Nur durch diesen Schritt kam der Argentinier acht Jahre später als Nachfolger in Frage, wie die Turiner Zeitung „La stampa" heute schreibt. Denn mit den angeblich 100 Stimmen (von 115) im Konklave sei ein Auftrag für Franziskus verknüpft gewesen: die begonnene „Reinigung“ des Kirchenapparates nach Benedikt-Linie zu vollenden, mit jener Kraft, die dieser am Schluss nicht mehr aufbringen konnte. Stichworte: Skandalbank IOR, Vetternwirtschaft und Filz in der Kurie, weitere Aufarbeitung des Missbrauchsskandals. Das Alltagsgeschäft nach Ostern wird für Franziskus ungemütlich.
Noch etwas gibt es, was für ein eher spannungsfreies Treffen heute sprach: Die Seelenverwandtschaft zwischen Benedikt und Franziskus ist größer, als die Welt es in ihrer ersten Begeisterung für den „Neuen“ erkennen konnte oder wollte.
Auch ein Kardinal Ratzinger spazierte lieber zu Fuß durch sein Rom-Viertel Borgo Pio und nahm den Bus statt die Dienstlimousine, wenn er etwa im heimischen Regensburg das Familiengrab besuchte.
Auch er hatte ein großes Herz für Arme, wie sich speziell nach Naturkatastrophen zeigte, vor allem aber auch bei Notfällen im privaten Bekanntenkreis. Seine nie zur Schau gestellte Demut beeindruckte alle, die ihm persönlich nahe kamen - auch wenn ihm sein Verständnis von Kirchentradition nicht erlaubte, den privaten Stil auf das Papstamt zu übertragen.

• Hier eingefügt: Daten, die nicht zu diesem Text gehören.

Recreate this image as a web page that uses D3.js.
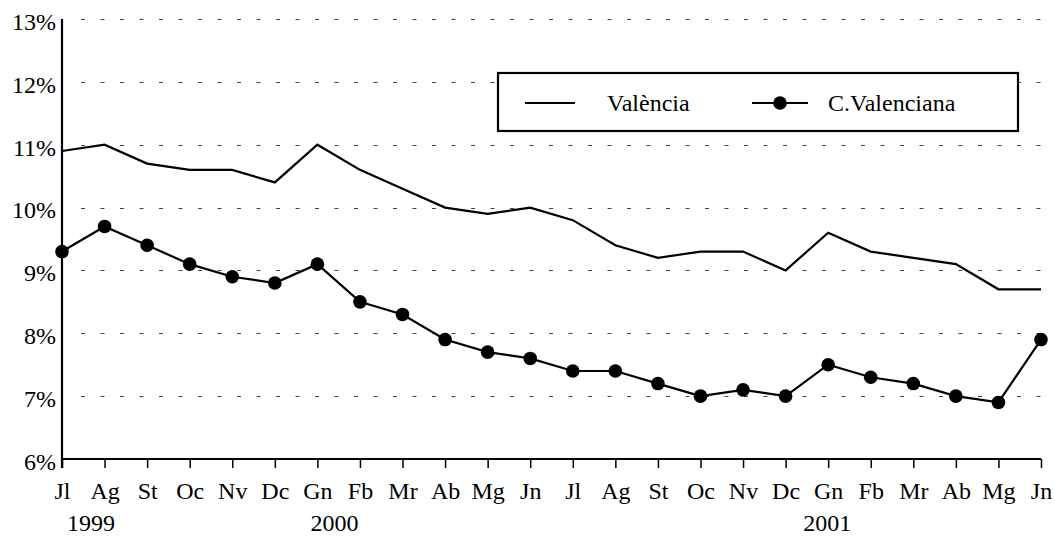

Was das Essen anbelangt, ist die Genügsamkeit des Bayern Legende. Noch als Kardinal erklärte er einmal seinen verdatterten Gästen das Essen nach einem Paar Würstchen als beendet.
Damals wie heute, beim historischen Treffen mit seinem Nachfolger gilt: Was bei Tisch gesprochen wird, war und ist für Benedikt XVI. immer wichtiger als das Essen selbst.